Fahrbahn mit Sonnenkraftwerk im ersten Stock. Forscher erhoffen sich neben der Stromerzeugung auch positive Effekte auf die Fahrbahnqualität.

Foto: Labor3 Architektur GmbH

Wird eine große Photovoltaikanlage als nachhaltige Form der Elektrizitätsgewinnung gebaut, ist vielleicht die grüne Wiese nicht der optimale Platz dafür. Immerhin gibt es bereits genug Infrastrukturen und verbaute Flächen, über die Paneele errichtet werden könnten, ohne weiteren Grünraum zu beanspruchen. Dazu gehören auch die Autobahnen.

Österreich verfügt über ein Autobahn- und Schnellstraßennetz von exakt 2175 Kilometern. Rechnet man mit einer Breite von zwei Mal 15 Metern, ergibt das eine Fläche von etwa 65 Quadratkilometern, die zumindest teilweise genutzt werden könnte. In Zeiten der aufkeimenden Elektromobilität könnte hier der Strom zudem genau dort erzeugt werden, wo er in den E-Autos auch zu großen Teilen verbraucht wird.

Zusatznutzen erforschen

Eine prinzipielle Umsetzbarkeit von stromerzeugenden Autobahnüberdachungen wurde in mehreren Projekten bereits belegt. Im neuen Projekt PV-Süd, das vom Austrian Institute of Technology (AIT) geleitet wird, sollen nun weitere Fragestellungen geklärt werden. Etwa: Welchen Zusatznutzen könnten die paneeltragenden Konstruktionen abseits der Energiegewinnung bringen? Helfen die Bauten, die Fahrbahn zu schonen und den Reparaturbedarf zu senken? Mit welchem Wartungsaufwand ist für Paneele und Tragekonstruktion selbst zu rechnen? Welche Anforderungen stellen Schneefall, Wind und Witterung an die Bauten? Wie praxistauglich sind die Konstruktionen aus Sicht der Verkehrsteilnehmer?

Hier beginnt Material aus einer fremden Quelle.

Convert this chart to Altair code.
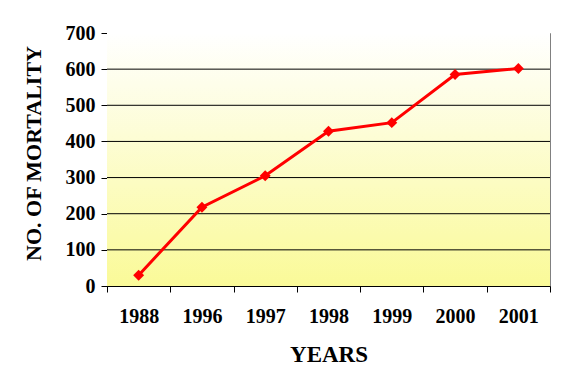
import altair as alt
import pandas as pd

years = ["1988", "1996", "1997", "1998", "1999", "2000", "2001"]
mortality = [30, 218, 305, 428, 452, 585, 602]
y_ticks = [0, 100, 200, 300, 400, 500, 600, 700]

df = pd.DataFrame({"year": years, "value": mortality})
grid_df = pd.DataFrame({"value": y_ticks[1:-1]})

W, H = 443, 253
FONT = "Liberation Serif"

bg = alt.Chart(df).mark_rect(
    color=alt.Gradient(
        gradient="linear",
        x1=0, y1=0, x2=0, y2=1,
        stops=[alt.GradientStop(color="#FFFFFF", offset=0),
               alt.GradientStop(color="#FAFA98", offset=1)],
    ),
    strokeWidth=0,
).encode(
    x=alt.value(0), x2=alt.value(W), y=alt.value(0), y2=alt.value(H)
)

x_enc = alt.X(
    "year:O",
    sort=years,
    scale=alt.Scale(paddingInner=0, paddingOuter=0),
    axis=alt.Axis(
        title="YEARS",
        labelAngle=0,
        tickBand="extent",
        tickSize=6,
        tickColor="black",
        domainColor="black",
        labelBaseline="alphabetic",
        labelPadding=30,
        labelFont=FONT,
        labelFontSize=20,
        labelFontWeight="bold",
        labelColor="black",
        titleFont=FONT,
        titleFontSize=23,
        titleFontWeight="bold",
        titleColor="black",
        titleBaseline="alphabetic",
        titleY=75,
        grid=False,
    ),
)

y_scale = alt.Scale(domain=[0, 700], nice=False)

y_enc = alt.Y(
    "value:Q",
    scale=y_scale,
    axis=alt.Axis(
        title="NO. OF MORTALITY",
        values=y_ticks,
        tickSize=6,
        tickColor="black",
        domainColor="black",
        labelPadding=6,
        labelFont=FONT,
        labelFontSize=20,
        labelFontWeight="bold",
        labelColor="black",
        titleFont=FONT,
        titleFontSize=22,
        titleFontWeight="bold",
        titleColor="black",
        titleBaseline="middle",
        titleX=-74,
        titleY=120,
        grid=False,
    ),
)

grid = alt.Chart(grid_df).mark_rule(color="black", strokeWidth=1).encode(y=y_enc)

line = alt.Chart(df).mark_line(color="#FF0000", strokeWidth=3).encode(x=x_enc, y=y_enc)
pts = alt.Chart(df).mark_point(
    shape="diamond", filled=True, color="#FF0000", size=120, opacity=1
).encode(x=x_enc, y=y_enc)

chart = alt.layer(bg, grid, line, pts).properties(
    width=W,
    height=H,
    autosize=alt.AutoSizeParams(type="none"),
    padding={"left": 99, "top": 25, "right": 8, "bottom": 96},
    background="white",
).configure_view(stroke="#808080", strokeWidth=1)

chart.save("out.html", embed_options={"renderer": "svg", "actions": False})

Das Projekt, an dem auch das Fraunhofer-Institut für Solare Energiesysteme ISE in Freiburg im Breisgau und das Unternehmen Forster Industrietechnik beteiligt sind, soll diese Fragen für künftige Umsetzungen in Österreich, Deutschland und der Schweiz beantworten helfen. Förderungen kommen von der Förderagentur FFG aus Mitteln des Klimaschutzministeriums, vom deutschen Verkehrsministerium und vom Schweizer Bundesamt für Straßen, Astra.

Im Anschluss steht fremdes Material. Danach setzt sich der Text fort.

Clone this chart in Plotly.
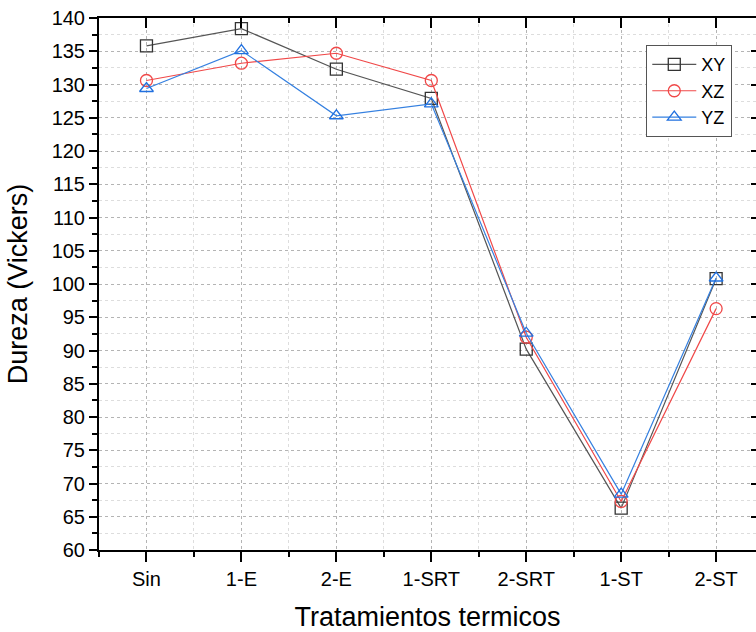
import plotly.graph_objects as go

categories = ["Sin", "1-E", "2-E", "1-SRT", "2-SRT", "1-ST", "2-ST"]
xy = [135.8, 138.4, 132.3, 127.9, 90.2, 66.3, 100.8]
xz = [130.6, 133.2, 134.7, 130.6, 92.0, 67.3, 96.3]
yz = [129.4, 135.1, 125.3, 127.1, 92.6, 68.4, 100.9]
y_ticks = list(range(60, 145, 5))

xpos = list(range(len(categories)))
minor_x = [i - 0.5 for i in range(len(categories) + 1)]

fig = go.Figure()
series = [
    ("XY", xy, "#555555", "#333333", "square-open"),
    ("XZ", xz, "#f04848", "#f04848", "circle-open"),
    ("YZ", yz, "#3580e0", "#2070e0", "triangle-up-open"),
]
for name, vals, lc, mc, sym in series:
    fig.add_trace(go.Scatter(
        x=xpos, y=vals, name=name, mode="lines+markers",
        line=dict(color=lc, width=1.2),
        marker=dict(symbol=sym, size=12, color=mc, line=dict(width=1.3, color=mc)),
    ))
# helper trace for mirrored axes
fig.add_trace(go.Scatter(x=[xpos[0]], y=[y_ticks[0]], xaxis="x2", yaxis="y2",
                         mode="markers", marker=dict(opacity=0), showlegend=False,
                         hoverinfo="skip"))

font = "Liberation Sans, Arial, sans-serif"
xr = [-0.5, 6.42]
yr = [60, 140]
fig.update_layout(
    width=756, height=632,
    margin=dict(l=99, r=0, t=18, b=82, autoexpand=False),
    paper_bgcolor="white", plot_bgcolor="white",
    font=dict(family=font, size=20, color="black"),
    showlegend=True,
    legend=dict(x=0.833, y=0.949, xanchor="left", yanchor="top",
                bgcolor="white", bordercolor="#555555", borderwidth=1,
                font=dict(size=18), tracegroupgap=0, itemwidth=44),
    xaxis=dict(
        range=xr, tickmode="array", tickvals=xpos, ticktext=categories,
        ticks="outside", ticklen=10, tickwidth=2, tickcolor="black",
        showline=True, linewidth=2, linecolor="black",
        showgrid=True, gridcolor="#b4b4b4", griddash="dot", gridwidth=1,
        zeroline=False, automargin=False,
        minor=dict(tickmode="array", tickvals=minor_x, ticks="outside", ticklen=5,
                   tickwidth=2, tickcolor="black", showgrid=True,
                   gridcolor="#dddddd", griddash="dot", gridwidth=1),
        title=dict(text="Tratamientos termicos", font=dict(size=27), standoff=19),
        tickfont=dict(size=20),
    ),
    xaxis2=dict(
        range=xr, overlaying="x", side="top", tickmode="array", tickvals=xpos,
        ticks="inside", ticklen=10, tickwidth=2, tickcolor="black",
        showticklabels=False, showline=True, linewidth=2, linecolor="black",
        showgrid=False, zeroline=False, automargin=False,
        minor=dict(tickmode="array", tickvals=minor_x, ticks="inside", ticklen=5,
                   tickwidth=2, tickcolor="black", showgrid=False),
    ),
    yaxis=dict(
        range=yr, tickmode="array", tickvals=y_ticks,
        ticks="outside", ticklen=8, tickwidth=2, tickcolor="black",
        showline=True, linewidth=2, linecolor="black",
        showgrid=True, gridcolor="#b4b4b4", griddash="dot", gridwidth=1,
        zeroline=False, automargin=False,
        minor=dict(dtick=2.5, tick0=60, ticks="outside", ticklen=5, tickwidth=2,
                   tickcolor="black", showgrid=True, gridcolor="#dddddd",
                   griddash="dot", gridwidth=1),
        title=dict(text="Dureza (Vickers)", font=dict(size=27), standoff=16),
        tickfont=dict(size=20),
    ),
    yaxis2=dict(
        range=yr, overlaying="y", side="right", tickmode="array", tickvals=y_ticks,
        ticks="inside", ticklen=5, tickwidth=2, tickcolor="black",
        showticklabels=False, showline=True, linewidth=2, linecolor="black",
        showgrid=False, zeroline=False, automargin=False,
    ),
)

fig.write_html(
    "out.html",
    config={"displayModeBar": False},
    post_script="document.body.style.margin='0';document.body.style.overflow='hidden';",
)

Das nun angelaufene Forschungsprojekt wird aus zwei Phasen bestehen, erklärt Projektleiter Manfred Haider vom AIT-Center for Mobility Systems: "Das erste Jahr ist der Konzeption eines Demonstrators gewidmet, der mit geeigneter Messtechnik ausgestattet ist. Damit sollen dann an einem Standort im hochrangigen Straßennetz Daten zu Anforderungen und Praxistauglichkeit gesammelt werden."

Regen und Schnee

Das Konzept sieht vor, dass auf einer stabilen Trägerkonstruktion eine geneigte, mit den Paneelen besetzte Dachfläche gestaltet wird. Die Neigung soll nicht nur für eine höhere Energieausbeute sorgen, sondern auch dafür, dass Regen seitlich abgeleitet werden und Schnee abrutschen kann. Wie die Konstruktion mit Lärmschutzwänden am selben Autobahnabschnitt kombiniert werden kann, ist noch offen. Das PV-Dach könnte allerdings einen zusätzlichen Lärmschutzeffekt bringen.

Die Überdachung sollte gemäß den Planern jedoch keinen Tunnelcharakter erzeugen. Der Einsatz transparenter Paneele ist angedacht. Sie wären gerade für die Gestaltung der Übergangsbereiche – also Beginn und Ende der Überdachungen – eine Option. Andererseits verringern sie die Energieausbeute und sind angesichts von Schmutz- und Feinstaubablagerungen nur bedingt sinnvoll einsetzbar. Die Module selbst sollen möglichst langlebig und wartungsfrei sein. Muss eines ausgetauscht werden, soll das bei uneingeschränktem Autobahnbetrieb möglich sein.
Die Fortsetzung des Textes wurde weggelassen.